| Directive |
Pictures are not part of the copy. Give again exactly the lines from the one with "Recreate this image" to the one with "const rpmOffsets = [[0,0],[-33,-31],[-21,-26],[35,1]];", inclusive.

## start Provided material

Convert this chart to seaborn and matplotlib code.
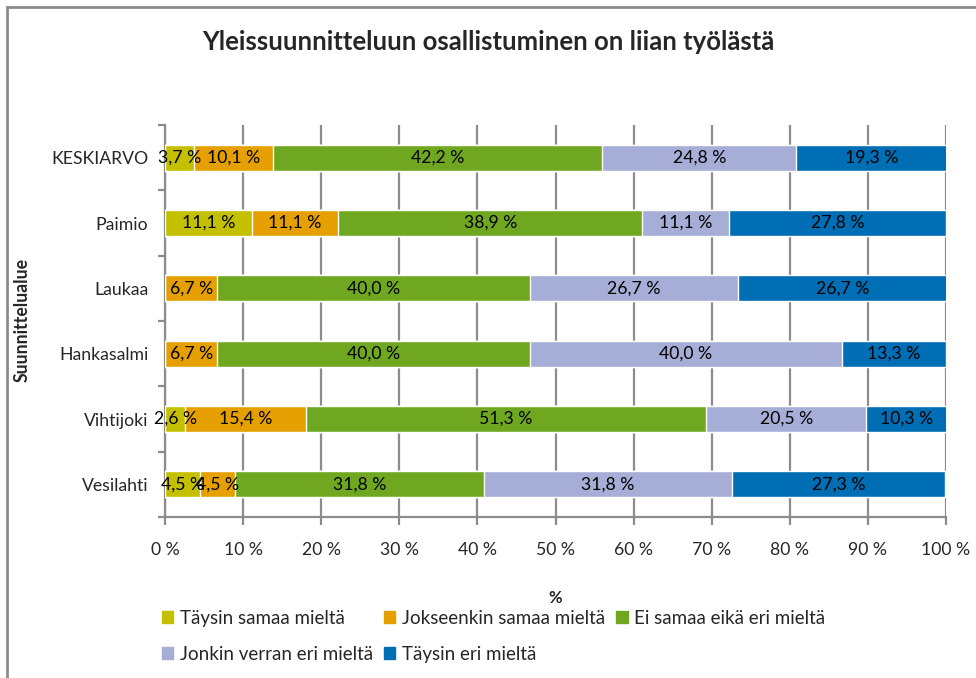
"""Stacked horizontal bar chart: Yleissuunnitteluun osallistuminen."""

import matplotlib

matplotlib.use("Agg")
import matplotlib.pyplot as plt
import numpy as np
import pandas as pd
import seaborn as sns
from matplotlib.patches import Rectangle
from matplotlib.ticker import FixedLocator

categories = ["KESKIARVO", "Paimio", "Laukaa", "Hankasalmi", "Vihtijoki", "Vesilahti"]
series = [
    "Täysin samaa mieltä",
    "Jokseenkin samaa mieltä",
    "Ei samaa eikä eri mieltä",
    "Jonkin verran eri mieltä",
    "Täysin eri mieltä",
]
taysin_samaa = [3.7, 11.1, 0.0, 0.0, 2.6, 4.5]
jokseenkin_samaa = [10.1, 11.1, 6.7, 6.7, 15.4, 4.5]
ei_samaa_eika_eri = [42.2, 38.9, 40.0, 40.0, 51.3, 31.8]
jonkin_verran_eri = [24.8, 11.1, 26.7, 40.0, 20.5, 31.8]
taysin_eri = [19.3, 27.8, 26.7, 13.3, 10.3, 27.3]
colors = ["#c4c000", "#e5a000", "#6fa820", "#a6add6", "#006eb4"]

values = [taysin_samaa, jokseenkin_samaa, ei_samaa_eika_eri, jonkin_verran_eri, taysin_eri]
df = pd.DataFrame({"category": categories})
for name, vals in zip(series, values):
    df[name] = vals
cum = df[series].cumsum(axis=1)

sns.set_theme(style="white")
plt.rcParams["font.family"] = ["Lato", "DejaVu Sans"]

fig = plt.figure(figsize=(9.76, 6.78), dpi=100)
ax = fig.add_axes([165 / 976, 1 - 517 / 678, 781 / 976, 392 / 678])

grid_col = "#8c8c8c"
fs = 12.7
# draw cumulative totals from the last series back so each segment shows
for name, col in reversed(list(zip(series, colors))):
    sns.barplot(
        x=cum[name].values,
        y=df["category"],
        orient="h",
        color=col,
        width=0.4,
        saturation=1,
        ax=ax,
        zorder=3,
    )

for i, cat in enumerate(categories):
    for name in series:
        v = df.loc[i, name]
        if v <= 0:
            continue
        centre = cum.loc[i, name] - v / 2
        ax.text(
            centre, i, f"{v:.1f} %".replace(".", ","),
            ha="center", va="center", fontsize=fs, color="black", zorder=5,
        )

ax.set_xlim(0, 100)
ax.set_ylim(len(categories) - 0.5, -0.5)
ticks = np.arange(0, 101, 10)
ax.set_xticks(ticks)
ax.set_xticklabels([f"{t} %" for t in ticks], fontsize=fs)
ax.xaxis.grid(True, color=grid_col, linewidth=1.6, zorder=0)
ax.set_axisbelow(True)
ax.tick_params(axis="x", length=6, width=1.6, color=grid_col, pad=12, bottom=True)
ax.tick_params(axis="y", which="major", length=0, pad=12, labelsize=fs)
ax.yaxis.set_minor_locator(FixedLocator(np.arange(-0.5, len(categories), 1)))
ax.tick_params(axis="y", which="minor", length=5, width=1.6, color=grid_col, left=True)

for side in ["top", "right"]:
    ax.spines[side].set_visible(False)
for side in ["left", "bottom"]:
    ax.spines[side].set_color(grid_col)
    ax.spines[side].set_linewidth(1.6)

ax.set_xlabel("%", fontsize=12, fontweight="bold")
ax.xaxis.set_label_coords(0.5, -(590 - 517) / 392)
ax.set_ylabel("")
fig.text(22 / 976, 1 - 320 / 678, "Suunnittelualue", rotation=90, ha="center",
         va="center", fontsize=fs, fontweight="bold")

fig.text(0.5, 1 - 42 / 678, "Yleissuunnitteluun osallistuminen on liian työlästä",
         ha="center", va="center", fontsize=18.5, fontweight="bold")

# legend filled column-wise, so reorder to read row by row
order = [0, 3, 1, 4, 2]
handles = [Rectangle((0, 0), 1, 1, color=colors[k]) for k in order]
fig.legend(
    handles, [series[k] for k in order], loc="upper left",
    bbox_to_anchor=(145 / 976, 1 - 593 / 678),
    ncol=3, frameon=False, fontsize=13.5, handlelength=0.6, handleheight=0.6,
    handletextpad=0.35, columnspacing=0.6, labelspacing=1.0,
)

fig.add_artist(Rectangle((7 / 976, -0.1), 1.2, 1.1 - 7 / 678, transform=fig.transFigure,
                         fill=False, edgecolor=grid_col, linewidth=2))

fig.savefig("out.png", dpi=100)
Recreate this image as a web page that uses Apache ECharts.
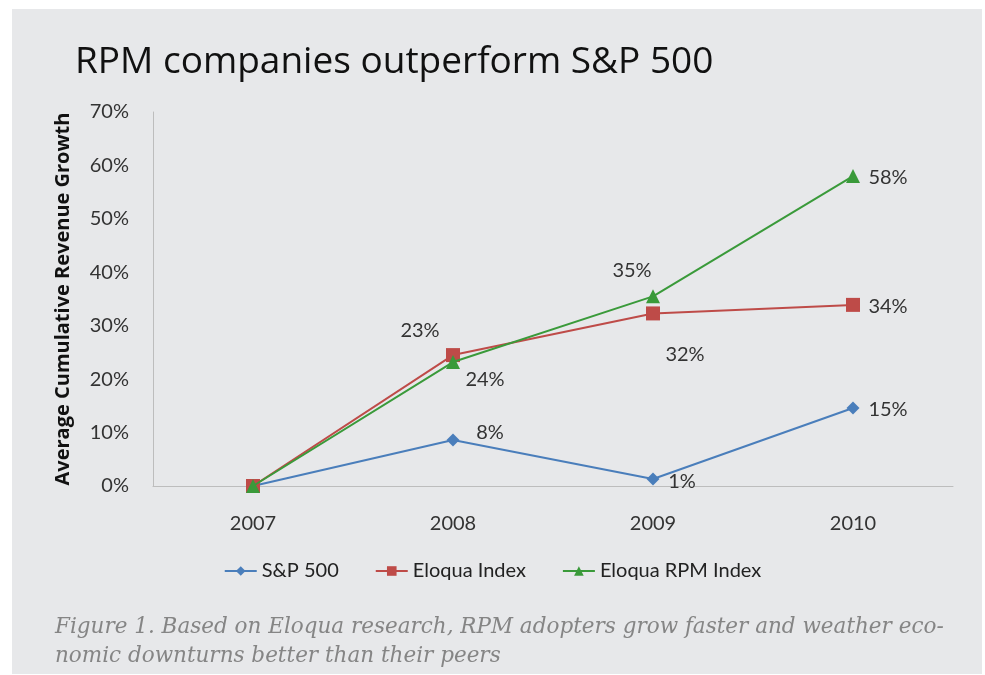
<!DOCTYPE html>
<html>
<head>
<meta charset="utf-8">
<script src="https://cdn.jsdelivr.net/npm/echarts@6/dist/echarts.min.js"></script>
<style>html,body{margin:0;padding:0;background:#fff;}#c{width:985px;height:675px;}</style>
</head>
<body>
<div id="c"></div>
<script>
const categories = ['2007', '2008', '2009', '2010'];
const spValues = [0, 8.6, 1.3, 14.6];
const eloquaValues = [0, 24.5, 32.3, 33.9];
const rpmValues = [0, 23.2, 35.5, 58.0];
const spLabels = ['', '8%', '1%', '15%'];
const eloquaLabels = ['', '24%', '32%', '34%'];
const rpmLabels = ['', '23%', '35%', '58%'];
const yTicks = [0, 10, 20, 30, 40, 50, 60, 70];

const spOffsets = [[0,0],[37,-8],[29,2],[35,2]];
const eloquaOffsets = [[0,0],[32,24],[32,41],[35,2]];
const rpmOffsets = [[0,0],[-33,-31],[-21,-26],[35,1]];

function mkData(vals, labels, offs) {
  return vals.map((v, i) => ({
    value: v,
    label: labels[i] ? {show: true, formatter: labels[i], position: 'inside', offset: offs[i], color: '#333', fontSize: 20, fontFamily: 'Lato', align: 'center', verticalAlign: 'middle'} : {show: false}
  }));
}

const chart = echarts.init(document.getElementById('c'), null, {renderer: 'canvas'});
chart.setOption({
  backgroundColor: '#ffffff',
  animation: false,
  graphic: [
    {type: 'rect', z: -10, shape: {x: 12, y: 9, width: 970, height: 665}, style: {fill: '#e7e8ea'}},
    {type: 'text', left: 55, top: 613, style: {text: 'Figure 1. Based on Eloqua research, RPM adopters grow faster and weather eco-\nnomic downturns better than their peers', font: 'italic 21.5px "DejaVu Serif"', fill: '#858585', lineHeight: 29}}
  ],
  title: {
    text: 'RPM companies outperform S&P 500',
    left: 70, top: 39,
    textStyle: {fontFamily: 'Open Sans', fontSize: 37, fontWeight: 'normal', color: '#111'}
  },
  legend: {
    bottom: 89, left: 'center',
    itemWidth: 32, itemHeight: 12, itemGap: 36,
    textStyle: {fontFamily: 'Lato', fontSize: 20, color: '#222'},
    data: ['S&P 500', 'Eloqua Index', 'Eloqua RPM Index']
  },
  grid: {left: 153, right: 32, top: 112, bottom: 189, containLabel: false},
  xAxis: {
    type: 'category', data: categories, boundaryGap: true,
    axisLine: {lineStyle: {color: '#bdbdbd', width: 1}},
    axisTick: {show: false},
    axisLabel: {fontFamily: 'Lato', fontSize: 20, color: '#333', margin: 28}
  },
  yAxis: {
    type: 'value', min: 0, max: 70, interval: 10,
    name: 'Average Cumulative Revenue Growth', nameLocation: 'middle', nameGap: 80, nameRotate: 90,
    nameTextStyle: {fontFamily: 'Open Sans', fontSize: 20, fontWeight: 'bold', color: '#111'},
    axisLine: {show: true, lineStyle: {color: '#bdbdbd', width: 1}},
    axisTick: {show: false},
    splitLine: {show: false},
    axisLabel: {fontFamily: 'Lato', fontSize: 20, color: '#333', margin: 24, formatter: v => yTicks.includes(v) ? v + '%' : ''}
  },
  series: [
    {name: 'S&P 500', type: 'line', data: mkData(spValues, spLabels, spOffsets), color: '#4a7ebb', symbol: 'diamond', symbolSize: 13, lineStyle: {width: 2}, z: 3},
    {name: 'Eloqua Index', type: 'line', data: mkData(eloquaValues, eloquaLabels, eloquaOffsets), color: '#be4b48', symbol: 'rect', symbolSize: 14, lineStyle: {width: 2}, z: 4},
    {name: 'Eloqua RPM Index', type: 'line', data: mkData(rpmValues, rpmLabels, rpmOffsets), color: '#3a9a3a', symbol: 'triangle', symbolSize: 14, lineStyle: {width: 2}, z: 5}
  ]
});
</script>
</body>
</html>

## end Provided material

| Task output |
Recreate this image as a web page that uses Apache ECharts.
<!DOCTYPE html>
<html>
<head>
<meta charset="utf-8">
<script src="https://cdn.jsdelivr.net/npm/echarts@6/dist/echarts.min.js"></script>
<style>html,body{margin:0;padding:0;background:#fff;}#c{width:985px;height:675px;}</style>
</head>
<body>
<div id="c"></div>
<script>
const categories = ['2007', '2008', '2009', '2010'];
const spValues = [0, 8.6, 1.3, 14.6];
const eloquaValues = [0, 24.5, 32.3, 33.9];
const rpmValues = [0, 23.2, 35.5, 58.0];
const spLabels = ['', '8%', '1%', '15%'];
const eloquaLabels = ['', '24%', '32%', '34%'];
const rpmLabels = ['', '23%', '35%', '58%'];
const yTicks = [0, 10, 20, 30, 40, 50, 60, 70];

const spOffsets = [[0,0],[37,-8],[29,2],[35,2]];
const eloquaOffsets = [[0,0],[32,24],[32,41],[35,2]];
const rpmOffsets = [[0,0],[-33,-31],[-21,-26],[35,1]];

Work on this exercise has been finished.